You likely don't have these opportunities, so I highly recommend finding online or in-person communities to become a part of. You'll not only learn a lot, but you'll also grok that developers are humans just like you and that you, a mere human, can be a developer as well.
Escaping Tutorial Purgatory
I've loaded up on Udemy courses the way some people load up on games during a Steam Summer sales. I've gone through well over a hundred hours of course content. I've been in tutorial purgatory for a while.
The key to really escaping is to build projects. But if you're just starting out, that's easier said than done. You're taking the tutorial because you don't know how to build your own project, right? You don't feel ready to jump into the unknown.
What's a code newbie to do?
Simple. Try and work ahead of the tutorial. If in Section N, you're going to be building a navbar with Bootstrap, pause the video and try it out first. Look up documentation, throw down some code, see if you can make it work, and try to debug the errors you get. Once you've done it yourself or you're at your wit's end, press play to compare your attempt to the instructors.
Working ahead gives you the practice and confidence needed to start building projects on your own.
Building Projects
The most common advice for any newcomer. Build your own projects. You aren't building the next Evernote or Google or Twitter. You aren't even building projects that you'll use. The reason you need to build projects is to learn how to build something with just developer documentation, Google, Stack Overflow, and thousands of online developers willing to help you out. You need to learn how to build without the hand holding of a tutorial.

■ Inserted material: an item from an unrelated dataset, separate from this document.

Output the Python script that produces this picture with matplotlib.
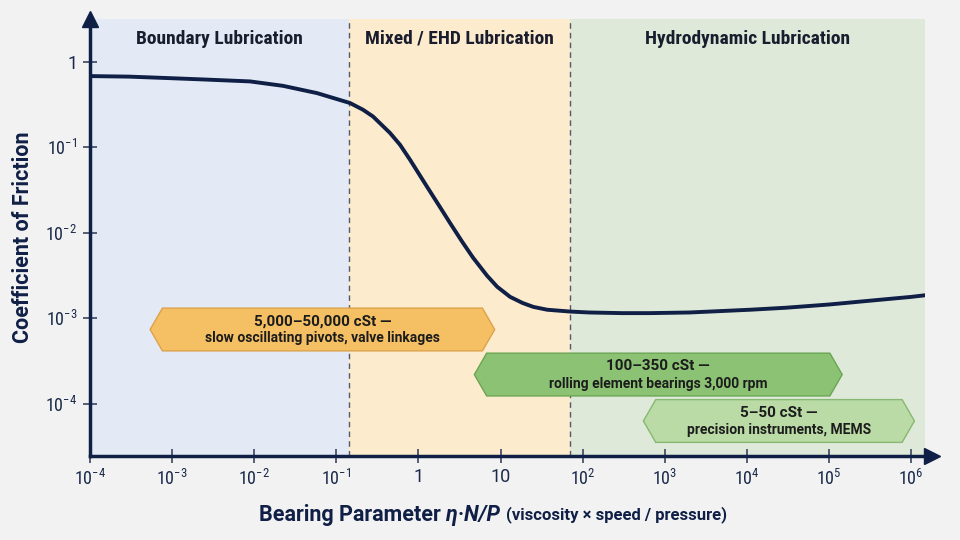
import numpy as np
import matplotlib
matplotlib.use("Agg")
import matplotlib.pyplot as plt
from matplotlib import font_manager as fm
from matplotlib.patches import Polygon

# ---------------- data ----------------
bearing_param = [1e-4, 3e-4, 8.7e-4, 2.5e-3, 8.9e-3, 0.0224, 0.0582, 0.147, 0.211, 0.28,
                 0.451, 0.597, 0.791, 1.26, 1.83, 2.43, 3.40, 4.62, 6.84, 9.1, 13.1,
                 18.6, 25.1, 37, 70, 120, 300, 660, 2000, 1.1e4, 3e4, 1e5, 3e5, 1e6,
                 1.48e6]
friction = [0.68, 0.67, 0.645, 0.62, 0.589, 0.523, 0.430, 0.329, 0.275, 0.229, 0.147,
            0.107, 0.0714, 0.0351, 0.020, 0.0130, 0.0079, 0.00513, 0.00316, 0.00234,
            0.00178, 0.00151, 0.00136, 0.00126, 0.0012, 0.00117, 0.00115, 0.00115,
            0.00117, 0.00126, 0.00133, 0.00145, 0.0016, 0.00178, 0.00186]

regime_names = ["Boundary Lubrication", "Mixed / EHD Lubrication", "Hydrodynamic Lubrication"]
regime_bounds = [1e-4, 0.143, 70, 10 ** 6.17]
regime_colors = ["#e3eaf5", "#fdebce", "#dfe9d9"]

x_ticks = [1e-4, 1e-3, 1e-2, 1e-1, 1, 10, 1e2, 1e3, 1e4, 1e5, 1e6]
x_ticklabels = [r"$10^{-4}$", r"$10^{-3}$", r"$10^{-2}$", r"$10^{-1}$", "1", "10",
                r"$10^{2}$", r"$10^{3}$", r"$10^{4}$", r"$10^{5}$", r"$10^{6}$"]
y_ticks = [1e-4, 1e-3, 1e-2, 1e-1, 1]
y_ticklabels = [r"$10^{-4}$", r"$10^{-3}$", r"$10^{-2}$", r"$10^{-1}$", "1"]

ann_titles = ["5,000\u201350,000 cSt \u2014", "100\u2013350 cSt \u2014", "5\u201350 cSt \u2014"]
ann_subtitles = ["slow oscillating pivots, valve linkages",
                 "rolling element bearings 3,000 rpm",
                 "precision instruments, MEMS"]
ann_x_start = [5.4e-4, 4.8, 550]
ann_x_end = [8.5, 1.45e5, 1.1e6]
ann_y_center = [7.4e-4, 2.2e-4, 6.3e-5]
ann_fill = ["#f5c063", "#8cc274", "#badba6"]
ann_edge = ["#dca24a", "#6aa552", "#86b872"]

# ---------------- fonts ----------------
def pick(cands):
    for c in cands:
        try:
            fm.findfont(c, fallback_to_default=False)
            return c
        except Exception:
            pass
    return "DejaVu Sans"

cond = pick(["Liberation Sans Narrow", "Roboto Condensed", "Roboto"])
main = pick(["Roboto", "Lato", "DejaVu Sans"])
plt.rcParams["font.family"] = [main, "DejaVu Sans"]
plt.rcParams["mathtext.fontset"] = "custom"
plt.rcParams["mathtext.rm"] = cond
plt.rcParams["mathtext.it"] = cond + ":italic"
plt.rcParams["mathtext.bf"] = cond + ":bold"

navy = "#0f1f45"
fig = plt.figure(figsize=(9.6, 5.4), dpi=100, facecolor="#f2f2f2")
ax = fig.add_axes([90 / 960, 1 - 456 / 540, 835 / 960, (456 - 19) / 540])
ax.set_facecolor("none")
ax.set_xscale("log")
ax.set_yscale("log")
ax.set_xlim(1e-4, 10 ** 6.17)
ax.set_ylim(10 ** -4.61, 10 ** 0.50)

for i in range(3):
    ax.axvspan(regime_bounds[i], regime_bounds[i + 1], color=regime_colors[i], zorder=0, lw=0)
    xc = np.sqrt(regime_bounds[i] * regime_bounds[i + 1])
    ax.text(xc, 10 ** 0.27, regime_names[i], ha="center", va="center", fontsize=14,
            fontweight="bold", family=[cond, "DejaVu Sans"], color="#1a1d2e", zorder=3)
for b in regime_bounds[1:3]:
    ax.axvline(b, color="#555a66", lw=1, ls=(0, (4, 3)), zorder=1)

# annotation hexagon arrows
h = 0.25   # half height in decades
tip = 0.15  # tip length in decades
for i in range(3):
    x0, x1 = np.log10(ann_x_start[i]), np.log10(ann_x_end[i])
    yc = np.log10(ann_y_center[i])
    pts = np.array([[x0, yc], [x0 + tip, yc + h], [x1 - tip, yc + h], [x1, yc],
                    [x1 - tip, yc - h], [x0 + tip, yc - h]])
    poly = Polygon(10 ** pts, closed=True, facecolor=ann_fill[i], edgecolor=ann_edge[i],
                   lw=1, zorder=4)
    ax.add_patch(poly)
    xm = 10 ** ((x0 + x1) / 2)
    ax.text(xm, 10 ** (yc + 0.095), ann_titles[i], ha="center", va="center", fontsize=11,
            fontweight="semibold", color="#1c1c1c", zorder=5)
    ax.text(xm, 10 ** (yc - 0.105), ann_subtitles[i], ha="center", va="center", fontsize=10,
            fontweight="semibold", color="#1c1c1c", zorder=5)

ax.plot(bearing_param, friction, color=navy, lw=2.8, zorder=6, solid_capstyle="round",
        solid_joinstyle="round")

# spines / ticks
for s in ["top", "right"]:
    ax.spines[s].set_visible(False)
for s in ["left", "bottom"]:
    ax.spines[s].set_color(navy)
    ax.spines[s].set_linewidth(2.5)
    ax.spines[s].set_zorder(7)
ax.set_xticks(x_ticks)
ax.set_xticklabels(x_ticklabels)
ax.set_yticks(y_ticks)
ax.set_yticklabels(y_ticklabels)
ax.minorticks_off()
ax.tick_params(axis="both", direction="inout", length=10, width=1.2, color="#3a4560",
               labelcolor="#1b2a4a", labelsize=13)
ax.tick_params(axis="x", pad=4)
ax.tick_params(axis="y", pad=4)
ax.plot([0], [1.0], marker="^", markersize=12, color=navy, transform=ax.transAxes,
        clip_on=False, zorder=8)
ax.plot([1.008], [0], marker=">", markersize=12, color=navy, transform=ax.transAxes,
        clip_on=False, zorder=8)

ax.set_ylabel("Coefficient of Friction", fontsize=15.5, fontweight="bold", color=navy,
              labelpad=8)

# composite x label
fig.canvas.draw()
r = fig.canvas.get_renderer()
parts = [("Bearing Parameter ", 15.5, "bold", "normal"),
         ("\u03b7\u00b7N/P ", 15.5, "bold", "italic"),
         ("(viscosity \u00d7 speed / pressure)", 12, "semibold", "normal")]
texts = []
for p in parts:
    t = fig.text(0, 1 - 515 / 540, p[0], fontsize=p[1], fontweight=p[2], style=p[3],
                 color=navy, va="center", ha="left")
    texts.append(t)
widths = [t.get_window_extent(r).width / fig.bbox.width for t in texts]
x = 493 / 960 - sum(widths) / 2
for t, w in zip(texts, widths):
    t.set_x(x)
    x += w

fig.savefig("out.png", dpi=100, facecolor=fig.get_facecolor())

Starting out, your projects will be learning opportunities. It's okay if they're simple. It's okay if they're little. They are your building blocks to bigger and better things.
If you have any other tips or suggestions for curing imposter syndrome, leave a comment below.
Top comments (2)
Great article. I own probably a couple hundred Udemy courses...none of which I have finished...talk about tutorial purgatory! ;p But, thanks to your article, I will now try to finish a couple of them by working ahead. Thanks!
Pick a short one, too. It was really fortunate I started with a 10.5 hour one when trying to get through a 47hr behemoth wore me out.